-- START Data records --

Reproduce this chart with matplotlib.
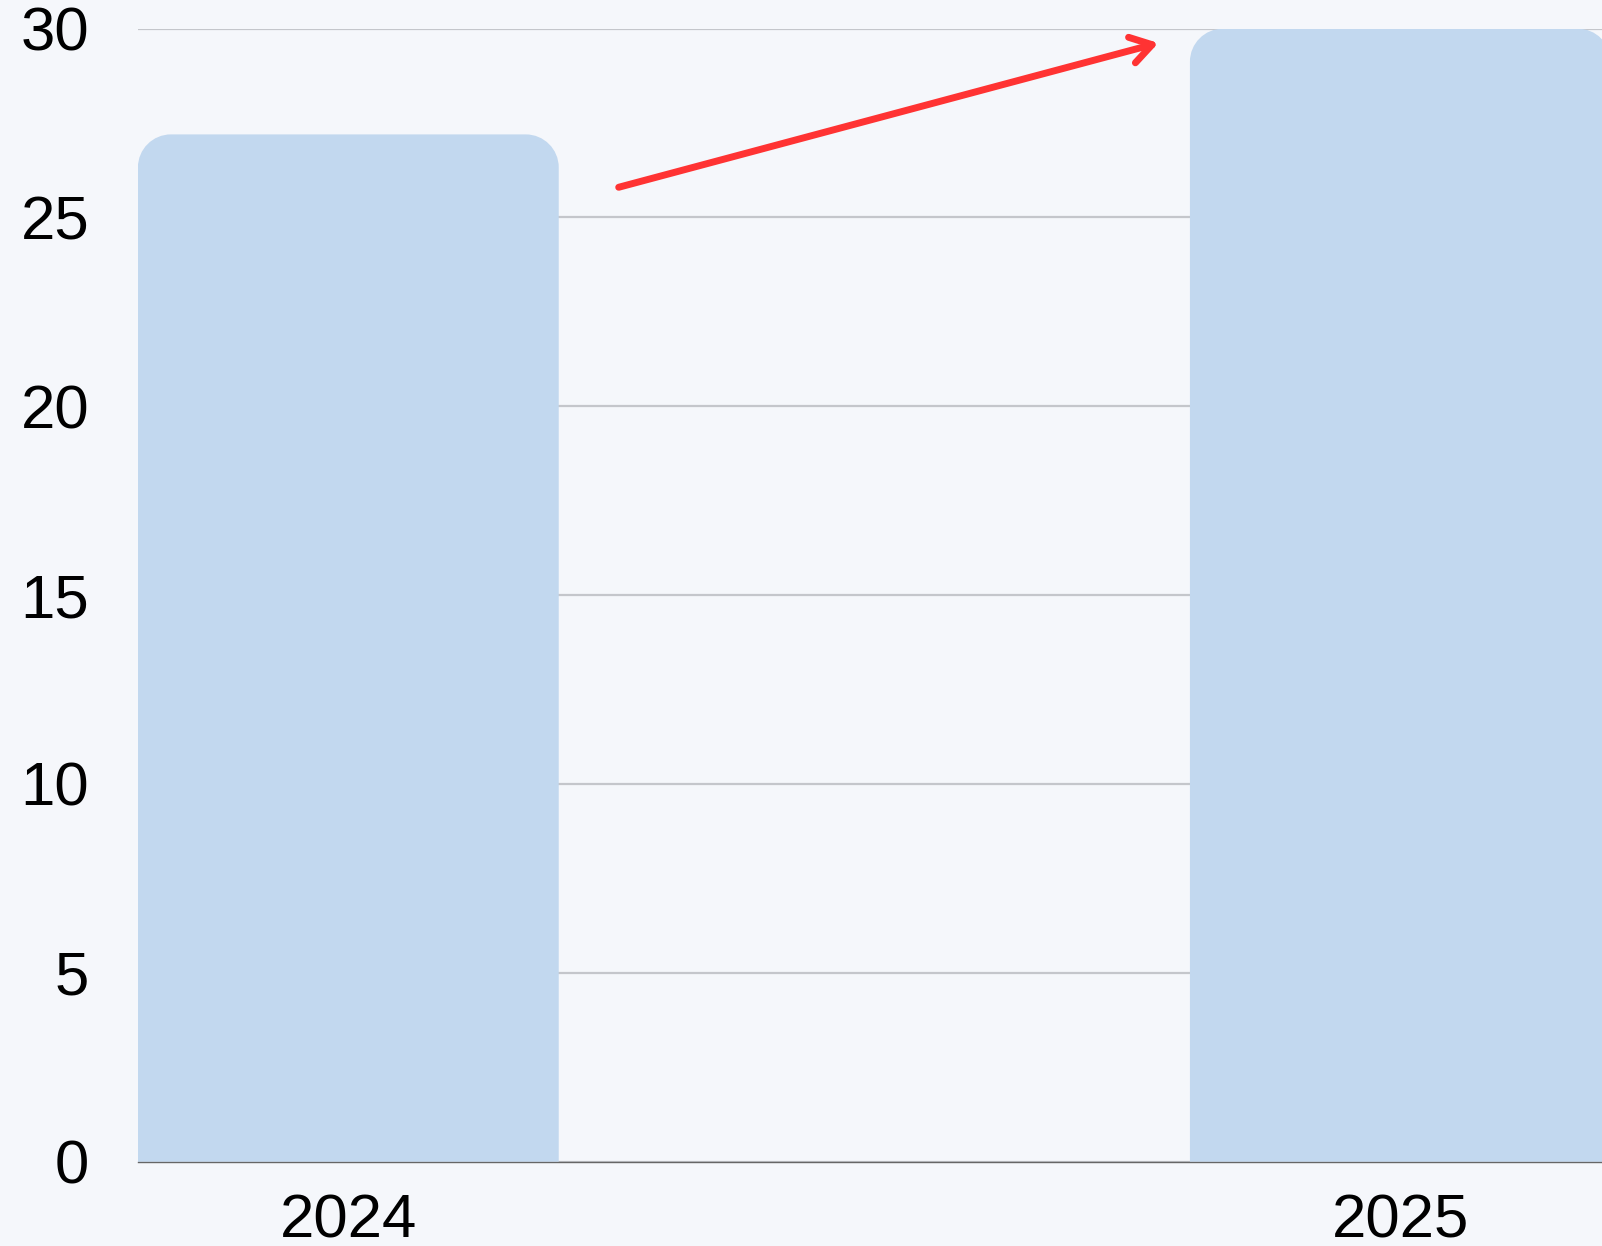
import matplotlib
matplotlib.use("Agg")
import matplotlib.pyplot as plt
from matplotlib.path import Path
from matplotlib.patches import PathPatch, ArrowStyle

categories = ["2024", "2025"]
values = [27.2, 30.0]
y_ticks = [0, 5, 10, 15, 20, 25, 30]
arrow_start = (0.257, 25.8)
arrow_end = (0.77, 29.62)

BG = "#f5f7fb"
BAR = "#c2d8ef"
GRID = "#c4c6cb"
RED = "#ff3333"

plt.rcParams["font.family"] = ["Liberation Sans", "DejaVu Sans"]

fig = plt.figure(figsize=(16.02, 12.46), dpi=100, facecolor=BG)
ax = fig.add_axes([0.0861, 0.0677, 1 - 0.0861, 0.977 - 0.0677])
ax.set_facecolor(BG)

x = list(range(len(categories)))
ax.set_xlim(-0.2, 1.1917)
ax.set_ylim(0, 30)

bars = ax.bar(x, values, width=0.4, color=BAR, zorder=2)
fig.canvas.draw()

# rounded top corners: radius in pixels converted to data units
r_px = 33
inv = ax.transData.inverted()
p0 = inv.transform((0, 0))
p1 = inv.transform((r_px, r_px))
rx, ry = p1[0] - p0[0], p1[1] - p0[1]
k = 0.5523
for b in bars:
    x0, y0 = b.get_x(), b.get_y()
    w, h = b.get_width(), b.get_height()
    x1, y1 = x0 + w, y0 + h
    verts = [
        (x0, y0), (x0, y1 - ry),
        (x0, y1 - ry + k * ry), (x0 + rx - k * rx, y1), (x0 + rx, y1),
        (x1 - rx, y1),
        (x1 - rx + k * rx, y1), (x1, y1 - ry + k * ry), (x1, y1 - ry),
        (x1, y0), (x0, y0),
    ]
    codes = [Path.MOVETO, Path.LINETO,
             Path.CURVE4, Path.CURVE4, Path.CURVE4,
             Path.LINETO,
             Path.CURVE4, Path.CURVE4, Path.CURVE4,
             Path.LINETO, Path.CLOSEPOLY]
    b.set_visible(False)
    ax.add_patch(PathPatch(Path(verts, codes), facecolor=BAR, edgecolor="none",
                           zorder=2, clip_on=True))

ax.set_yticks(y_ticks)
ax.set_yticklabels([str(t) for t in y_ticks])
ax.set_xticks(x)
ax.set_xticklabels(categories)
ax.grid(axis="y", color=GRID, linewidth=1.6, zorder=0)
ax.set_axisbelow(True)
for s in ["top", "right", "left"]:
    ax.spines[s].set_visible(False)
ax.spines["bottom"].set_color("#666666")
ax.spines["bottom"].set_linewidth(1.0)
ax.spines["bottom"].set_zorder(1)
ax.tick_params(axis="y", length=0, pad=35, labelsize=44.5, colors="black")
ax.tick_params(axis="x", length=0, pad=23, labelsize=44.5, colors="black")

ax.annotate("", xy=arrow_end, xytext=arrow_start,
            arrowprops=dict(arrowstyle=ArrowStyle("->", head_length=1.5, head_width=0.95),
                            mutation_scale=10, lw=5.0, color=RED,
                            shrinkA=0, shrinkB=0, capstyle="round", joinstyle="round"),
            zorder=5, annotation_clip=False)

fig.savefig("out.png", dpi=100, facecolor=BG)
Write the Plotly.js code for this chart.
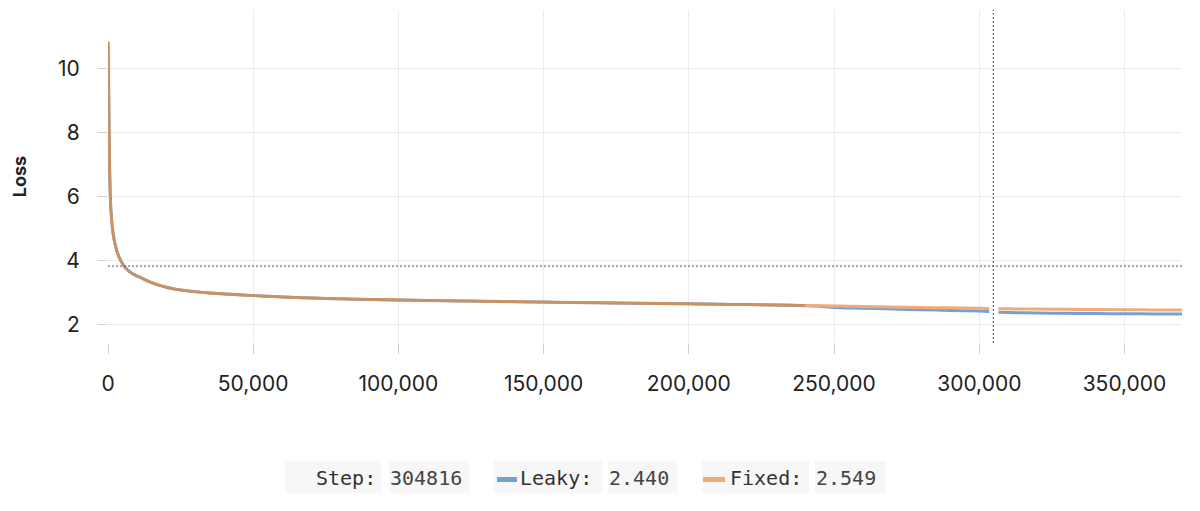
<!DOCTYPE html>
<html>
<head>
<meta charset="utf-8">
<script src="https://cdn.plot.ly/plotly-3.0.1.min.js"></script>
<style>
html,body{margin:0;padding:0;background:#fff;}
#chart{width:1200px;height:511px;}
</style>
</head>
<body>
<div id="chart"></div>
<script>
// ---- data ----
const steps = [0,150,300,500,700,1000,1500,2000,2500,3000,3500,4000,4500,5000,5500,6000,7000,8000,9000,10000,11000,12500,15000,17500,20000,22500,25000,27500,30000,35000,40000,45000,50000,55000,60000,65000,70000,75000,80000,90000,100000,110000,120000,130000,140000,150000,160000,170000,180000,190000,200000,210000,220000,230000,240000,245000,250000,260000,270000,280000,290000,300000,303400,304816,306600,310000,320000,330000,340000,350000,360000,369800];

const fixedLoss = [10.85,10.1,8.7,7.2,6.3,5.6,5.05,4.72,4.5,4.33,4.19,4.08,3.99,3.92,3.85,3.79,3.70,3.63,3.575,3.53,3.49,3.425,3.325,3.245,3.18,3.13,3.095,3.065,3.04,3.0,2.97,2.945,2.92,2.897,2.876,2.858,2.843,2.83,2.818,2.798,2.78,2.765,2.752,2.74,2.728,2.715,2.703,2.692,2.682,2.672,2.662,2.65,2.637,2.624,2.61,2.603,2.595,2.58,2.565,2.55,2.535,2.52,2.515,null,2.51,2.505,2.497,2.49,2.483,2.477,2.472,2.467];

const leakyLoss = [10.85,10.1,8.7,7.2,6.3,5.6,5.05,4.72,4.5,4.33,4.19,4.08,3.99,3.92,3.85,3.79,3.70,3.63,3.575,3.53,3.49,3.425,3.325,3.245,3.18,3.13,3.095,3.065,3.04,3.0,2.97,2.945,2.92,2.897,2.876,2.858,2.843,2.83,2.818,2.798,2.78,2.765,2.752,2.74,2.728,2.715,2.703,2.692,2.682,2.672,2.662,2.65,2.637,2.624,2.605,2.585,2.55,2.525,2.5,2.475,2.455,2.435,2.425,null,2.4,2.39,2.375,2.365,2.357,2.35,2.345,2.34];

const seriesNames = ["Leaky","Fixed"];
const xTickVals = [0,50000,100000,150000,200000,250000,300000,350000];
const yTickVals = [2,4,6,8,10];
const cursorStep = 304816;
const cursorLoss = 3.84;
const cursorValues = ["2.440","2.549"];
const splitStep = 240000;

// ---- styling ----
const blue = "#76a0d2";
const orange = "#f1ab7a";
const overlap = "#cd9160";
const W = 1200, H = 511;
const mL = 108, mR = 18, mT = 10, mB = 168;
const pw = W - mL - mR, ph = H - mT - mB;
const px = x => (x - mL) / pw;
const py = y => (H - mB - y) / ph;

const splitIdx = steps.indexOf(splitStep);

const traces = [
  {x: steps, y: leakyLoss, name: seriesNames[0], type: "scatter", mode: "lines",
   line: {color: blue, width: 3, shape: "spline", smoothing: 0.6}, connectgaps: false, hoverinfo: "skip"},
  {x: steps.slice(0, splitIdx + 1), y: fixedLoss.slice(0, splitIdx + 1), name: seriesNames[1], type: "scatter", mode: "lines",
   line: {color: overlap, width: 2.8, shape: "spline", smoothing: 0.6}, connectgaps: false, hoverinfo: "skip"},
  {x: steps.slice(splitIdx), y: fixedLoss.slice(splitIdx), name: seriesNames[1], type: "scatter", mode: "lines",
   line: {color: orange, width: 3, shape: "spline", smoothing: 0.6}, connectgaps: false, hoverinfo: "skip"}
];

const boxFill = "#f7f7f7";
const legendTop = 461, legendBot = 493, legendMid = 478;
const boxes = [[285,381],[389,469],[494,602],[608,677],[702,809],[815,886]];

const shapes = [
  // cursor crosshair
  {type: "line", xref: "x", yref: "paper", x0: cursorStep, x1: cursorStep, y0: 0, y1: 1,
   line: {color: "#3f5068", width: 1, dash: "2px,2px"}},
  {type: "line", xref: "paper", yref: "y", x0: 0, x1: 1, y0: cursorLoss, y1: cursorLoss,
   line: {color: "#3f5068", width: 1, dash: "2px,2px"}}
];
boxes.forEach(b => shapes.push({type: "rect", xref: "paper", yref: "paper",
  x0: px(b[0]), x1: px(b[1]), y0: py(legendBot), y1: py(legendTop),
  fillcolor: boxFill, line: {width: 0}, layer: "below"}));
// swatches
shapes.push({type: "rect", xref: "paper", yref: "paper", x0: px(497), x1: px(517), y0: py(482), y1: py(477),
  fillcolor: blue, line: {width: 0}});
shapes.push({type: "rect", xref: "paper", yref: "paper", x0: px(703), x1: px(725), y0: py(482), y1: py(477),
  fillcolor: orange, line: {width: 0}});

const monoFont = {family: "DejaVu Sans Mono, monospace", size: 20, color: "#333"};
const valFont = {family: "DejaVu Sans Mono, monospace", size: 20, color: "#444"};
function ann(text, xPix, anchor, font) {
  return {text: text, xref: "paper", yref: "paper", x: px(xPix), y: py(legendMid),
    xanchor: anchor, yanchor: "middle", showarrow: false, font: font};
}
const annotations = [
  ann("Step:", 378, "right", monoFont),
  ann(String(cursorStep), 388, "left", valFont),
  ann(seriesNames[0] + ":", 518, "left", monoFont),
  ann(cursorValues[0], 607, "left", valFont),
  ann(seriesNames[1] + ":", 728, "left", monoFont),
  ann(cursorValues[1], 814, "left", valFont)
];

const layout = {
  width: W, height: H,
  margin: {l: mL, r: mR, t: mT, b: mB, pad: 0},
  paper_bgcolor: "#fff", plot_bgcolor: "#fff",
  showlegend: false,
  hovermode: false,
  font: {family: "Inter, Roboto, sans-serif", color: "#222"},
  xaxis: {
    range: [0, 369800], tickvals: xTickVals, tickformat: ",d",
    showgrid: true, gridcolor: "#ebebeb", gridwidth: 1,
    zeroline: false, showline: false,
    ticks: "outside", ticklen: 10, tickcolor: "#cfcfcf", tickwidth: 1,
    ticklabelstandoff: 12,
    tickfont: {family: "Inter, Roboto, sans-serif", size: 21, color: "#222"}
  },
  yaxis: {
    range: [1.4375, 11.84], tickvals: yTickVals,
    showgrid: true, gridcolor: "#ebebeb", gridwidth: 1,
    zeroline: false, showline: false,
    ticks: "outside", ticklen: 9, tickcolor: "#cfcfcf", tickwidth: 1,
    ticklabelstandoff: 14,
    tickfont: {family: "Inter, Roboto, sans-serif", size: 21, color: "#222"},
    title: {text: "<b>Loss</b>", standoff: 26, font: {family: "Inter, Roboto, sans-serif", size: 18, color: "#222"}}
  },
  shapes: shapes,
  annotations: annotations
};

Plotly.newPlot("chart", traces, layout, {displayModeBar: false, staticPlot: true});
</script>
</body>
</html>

-- END Data records --

**Challenge**
Skip the pictures, please, and transcribe only the lines from the beginning of the material through the one that contains "fig.canvas.draw()".

**Solution**
Reproduce this chart with matplotlib.
import matplotlib
matplotlib.use("Agg")
import matplotlib.pyplot as plt
from matplotlib.path import Path
from matplotlib.patches import PathPatch, ArrowStyle

categories = ["2024", "2025"]
values = [27.2, 30.0]
y_ticks = [0, 5, 10, 15, 20, 25, 30]
arrow_start = (0.257, 25.8)
arrow_end = (0.77, 29.62)

BG = "#f5f7fb"
BAR = "#c2d8ef"
GRID = "#c4c6cb"
RED = "#ff3333"

plt.rcParams["font.family"] = ["Liberation Sans", "DejaVu Sans"]

fig = plt.figure(figsize=(16.02, 12.46), dpi=100, facecolor=BG)
ax = fig.add_axes([0.0861, 0.0677, 1 - 0.0861, 0.977 - 0.0677])
ax.set_facecolor(BG)

x = list(range(len(categories)))
ax.set_xlim(-0.2, 1.1917)
ax.set_ylim(0, 30)

bars = ax.bar(x, values, width=0.4, color=BAR, zorder=2)
fig.canvas.draw()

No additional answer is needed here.